--- start of INFORMATION SHOWN ---

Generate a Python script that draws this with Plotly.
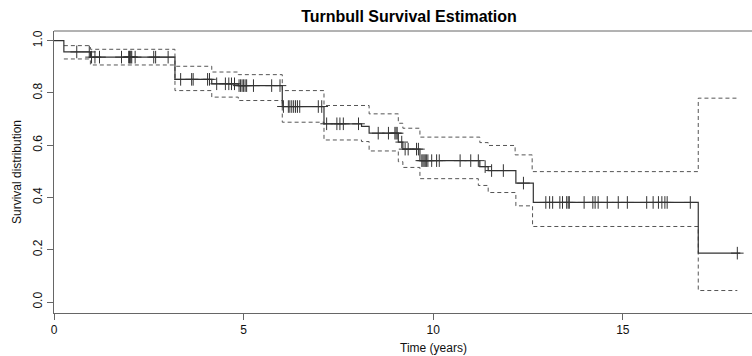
import numpy as np
import plotly.graph_objects as go

# ---- data ----
surv_time = [0, 0.26, 0.96, 3.19, 4.16, 4.86, 6.02, 7.12, 8.11, 8.31, 9.08, 9.20, 9.65,
             11.23, 11.45, 12.18, 12.64, 16.99]
surv_prob = [1.0, 0.957, 0.937, 0.852, 0.835, 0.828, 0.748, 0.682, 0.672, 0.646, 0.612,
             0.585, 0.541, 0.518, 0.503, 0.455, 0.381, 0.187]
surv_end = 18.1

upper_time = [0.26, 0.96, 3.19, 4.16, 4.86, 6.02, 7.12, 8.31, 9.08, 9.20, 9.65, 11.23,
              11.45, 12.16, 12.61, 16.99]
upper_prob = [0.981, 0.967, 0.902, 0.880, 0.870, 0.809, 0.752, 0.720, 0.684, 0.665, 0.631,
              0.610, 0.599, 0.563, 0.499, 0.780]

lower_time = [0.26, 0.96, 3.19, 4.16, 4.86, 6.02, 7.12, 8.11, 8.31, 9.08, 9.20, 9.65,
              11.19, 11.45, 12.18, 12.62, 16.99]
lower_prob = [0.930, 0.907, 0.809, 0.784, 0.771, 0.688, 0.620, 0.614, 0.578, 0.537, 0.515,
              0.472, 0.446, 0.419, 0.368, 0.289, 0.044]
band_end = 18.02

censor_time = [0.60, 0.93, 0.99, 1.08, 1.20, 1.78, 1.97, 1.99, 2.01, 2.03, 2.05, 2.14, 2.63,
               2.68, 3.01, 3.34, 3.63, 3.67, 4.05, 4.10, 4.29, 4.52, 4.61, 4.68, 4.76, 4.88,
               4.92, 4.96, 5.00, 5.04, 5.08, 5.26, 5.74, 5.96, 6.05, 6.18, 6.22, 6.27, 6.32,
               6.37, 6.42, 6.48, 6.97, 7.06, 7.19, 7.46, 7.54, 7.63, 8.03, 8.55, 8.82, 8.99,
               9.02, 9.05, 9.17, 9.26, 9.34, 9.56, 9.61, 9.70, 9.73, 9.76, 9.79, 9.82, 9.86,
               9.96, 10.09, 10.16, 10.71, 10.99, 11.19, 11.37, 11.54, 11.85, 12.38, 12.97,
               13.07, 13.15, 13.34, 13.41, 13.52, 13.56, 13.59, 13.98, 14.21, 14.27, 14.35,
               14.59, 14.88, 15.12, 15.63, 15.80, 15.94, 16.03, 16.11, 16.17, 16.78, 18.02]

x_ticks = [0, 5, 10, 15]
y_ticks = [0.0, 0.2, 0.4, 0.6, 0.8, 1.0]
y_ticklabels = ["0.0", "0.2", "0.4", "0.6", "0.8", "1.0"]

# survival value at each censored time (step function lookup)
idx = np.searchsorted(np.array(surv_time), np.array(censor_time), side="right") - 1
censor_prob = [surv_prob[i] for i in idx]

FONT = "Liberation Sans, Arial, Helvetica, sans-serif"
fig = go.Figure()

dash = dict(color="#555555", width=1, dash="4px,3px")
fig.add_trace(go.Scatter(x=upper_time + [band_end], y=upper_prob + [upper_prob[-1]],
                         mode="lines", line=dict(shape="hv", **dash), showlegend=False,
                         name="upper"))
fig.add_trace(go.Scatter(x=lower_time + [band_end], y=lower_prob + [lower_prob[-1]],
                         mode="lines", line=dict(shape="hv", **dash), showlegend=False,
                         name="lower"))
fig.add_trace(go.Scatter(x=surv_time + [surv_end], y=surv_prob + [surv_prob[-1]],
                         mode="lines", line=dict(shape="hv", color="#333333", width=1.2),
                         showlegend=False, name="survival"))
fig.add_trace(go.Scatter(x=censor_time, y=censor_prob, mode="markers",
                         marker=dict(symbol="cross-thin-open", size=9, color="#333333",
                                     line=dict(color="#333333", width=1)),
                         showlegend=False, name="censored"))

W, H = 752, 356
L, T, B = 54, 31, 43
fig.update_layout(
    width=W, height=H,
    margin=dict(l=L, r=0, t=T, b=B, pad=0, autoexpand=False),
    paper_bgcolor="white", plot_bgcolor="white",
    font=dict(family=FONT, size=12, color="#111111"),
    title=dict(text="<b>Turnbull Survival Estimation</b>", x=409 / W, xref="container",
               xanchor="center", y=1 - 16.5 / H, yref="container", yanchor="middle",
               font=dict(family=FONT, size=16, color="#000000")),
    xaxis=dict(range=[0, (W - L) / 37.92], tickvals=x_ticks, ticks="outside", ticklen=6,
               tickcolor="#666666", showline=True, linecolor="#666666", linewidth=1,
               showgrid=False, zeroline=False, tickfont=dict(size=12), automargin=False),
    yaxis=dict(range=[-0.042, 1.037], tickvals=y_ticks, ticktext=y_ticklabels,
               tickangle=-90, ticks="outside", ticklen=6, tickcolor="#666666",
               showline=True, linecolor="#666666", linewidth=1, showgrid=False,
               zeroline=False, tickfont=dict(size=12), automargin=False),
    shapes=[dict(type="line", xref="paper", yref="paper", x0=0, x1=1, y0=1, y1=1,
                 line=dict(color="#666666", width=1))],
    annotations=[
        dict(text="Time (years)", xref="x", x=10, yref="paper", y=-(348 - 313) / (H - T - B),
             xanchor="center", yanchor="middle", showarrow=False, font=dict(size=12)),
        dict(text="Survival distribution", xref="paper", x=-(54 - 17) / (W - L), yref="paper",
             y=0.5, xanchor="center", yanchor="middle", textangle=-90, showarrow=False,
             font=dict(size=12)),
    ],
)

fig.write_html("out.html", config={"displayModeBar": False},
               post_script="document.body.style.margin='0';document.body.style.overflow='hidden';")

--- end of INFORMATION SHOWN ---

WHAT YOU HAVE TO DO
Leave out the pictures and give the listing above again exactly.

SOLUTION BELOW
Generate a Python script that draws this with Plotly.
import numpy as np
import plotly.graph_objects as go

# ---- data ----
surv_time = [0, 0.26, 0.96, 3.19, 4.16, 4.86, 6.02, 7.12, 8.11, 8.31, 9.08, 9.20, 9.65,
             11.23, 11.45, 12.18, 12.64, 16.99]
surv_prob = [1.0, 0.957, 0.937, 0.852, 0.835, 0.828, 0.748, 0.682, 0.672, 0.646, 0.612,
             0.585, 0.541, 0.518, 0.503, 0.455, 0.381, 0.187]
surv_end = 18.1

upper_time = [0.26, 0.96, 3.19, 4.16, 4.86, 6.02, 7.12, 8.31, 9.08, 9.20, 9.65, 11.23,
              11.45, 12.16, 12.61, 16.99]
upper_prob = [0.981, 0.967, 0.902, 0.880, 0.870, 0.809, 0.752, 0.720, 0.684, 0.665, 0.631,
              0.610, 0.599, 0.563, 0.499, 0.780]

lower_time = [0.26, 0.96, 3.19, 4.16, 4.86, 6.02, 7.12, 8.11, 8.31, 9.08, 9.20, 9.65,
              11.19, 11.45, 12.18, 12.62, 16.99]
lower_prob = [0.930, 0.907, 0.809, 0.784, 0.771, 0.688, 0.620, 0.614, 0.578, 0.537, 0.515,
              0.472, 0.446, 0.419, 0.368, 0.289, 0.044]
band_end = 18.02

censor_time = [0.60, 0.93, 0.99, 1.08, 1.20, 1.78, 1.97, 1.99, 2.01, 2.03, 2.05, 2.14, 2.63,
               2.68, 3.01, 3.34, 3.63, 3.67, 4.05, 4.10, 4.29, 4.52, 4.61, 4.68, 4.76, 4.88,
               4.92, 4.96, 5.00, 5.04, 5.08, 5.26, 5.74, 5.96, 6.05, 6.18, 6.22, 6.27, 6.32,
               6.37, 6.42, 6.48, 6.97, 7.06, 7.19, 7.46, 7.54, 7.63, 8.03, 8.55, 8.82, 8.99,
               9.02, 9.05, 9.17, 9.26, 9.34, 9.56, 9.61, 9.70, 9.73, 9.76, 9.79, 9.82, 9.86,
               9.96, 10.09, 10.16, 10.71, 10.99, 11.19, 11.37, 11.54, 11.85, 12.38, 12.97,
               13.07, 13.15, 13.34, 13.41, 13.52, 13.56, 13.59, 13.98, 14.21, 14.27, 14.35,
               14.59, 14.88, 15.12, 15.63, 15.80, 15.94, 16.03, 16.11, 16.17, 16.78, 18.02]

x_ticks = [0, 5, 10, 15]
y_ticks = [0.0, 0.2, 0.4, 0.6, 0.8, 1.0]
y_ticklabels = ["0.0", "0.2", "0.4", "0.6", "0.8", "1.0"]

# survival value at each censored time (step function lookup)
idx = np.searchsorted(np.array(surv_time), np.array(censor_time), side="right") - 1
censor_prob = [surv_prob[i] for i in idx]

FONT = "Liberation Sans, Arial, Helvetica, sans-serif"
fig = go.Figure()

dash = dict(color="#555555", width=1, dash="4px,3px")
fig.add_trace(go.Scatter(x=upper_time + [band_end], y=upper_prob + [upper_prob[-1]],
                         mode="lines", line=dict(shape="hv", **dash), showlegend=False,
                         name="upper"))
fig.add_trace(go.Scatter(x=lower_time + [band_end], y=lower_prob + [lower_prob[-1]],
                         mode="lines", line=dict(shape="hv", **dash), showlegend=False,
                         name="lower"))
fig.add_trace(go.Scatter(x=surv_time + [surv_end], y=surv_prob + [surv_prob[-1]],
                         mode="lines", line=dict(shape="hv", color="#333333", width=1.2),
                         showlegend=False, name="survival"))
fig.add_trace(go.Scatter(x=censor_time, y=censor_prob, mode="markers",
                         marker=dict(symbol="cross-thin-open", size=9, color="#333333",
                                     line=dict(color="#333333", width=1)),
                         showlegend=False, name="censored"))

W, H = 752, 356
L, T, B = 54, 31, 43
fig.update_layout(
    width=W, height=H,
    margin=dict(l=L, r=0, t=T, b=B, pad=0, autoexpand=False),
    paper_bgcolor="white", plot_bgcolor="white",
    font=dict(family=FONT, size=12, color="#111111"),
    title=dict(text="<b>Turnbull Survival Estimation</b>", x=409 / W, xref="container",
               xanchor="center", y=1 - 16.5 / H, yref="container", yanchor="middle",
               font=dict(family=FONT, size=16, color="#000000")),
    xaxis=dict(range=[0, (W - L) / 37.92], tickvals=x_ticks, ticks="outside", ticklen=6,
               tickcolor="#666666", showline=True, linecolor="#666666", linewidth=1,
               showgrid=False, zeroline=False, tickfont=dict(size=12), automargin=False),
    yaxis=dict(range=[-0.042, 1.037], tickvals=y_ticks, ticktext=y_ticklabels,
               tickangle=-90, ticks="outside", ticklen=6, tickcolor="#666666",
               showline=True, linecolor="#666666", linewidth=1, showgrid=False,
               zeroline=False, tickfont=dict(size=12), automargin=False),
    shapes=[dict(type="line", xref="paper", yref="paper", x0=0, x1=1, y0=1, y1=1,
                 line=dict(color="#666666", width=1))],
    annotations=[
        dict(text="Time (years)", xref="x", x=10, yref="paper", y=-(348 - 313) / (H - T - B),
             xanchor="center", yanchor="middle", showarrow=False, font=dict(size=12)),
        dict(text="Survival distribution", xref="paper", x=-(54 - 17) / (W - L), yref="paper",
             y=0.5, xanchor="center", yanchor="middle", textangle=-90, showarrow=False,
             font=dict(size=12)),
    ],
)

fig.write_html("out.html", config={"displayModeBar": False},
               post_script="document.body.style.margin='0';document.body.style.overflow='hidden';")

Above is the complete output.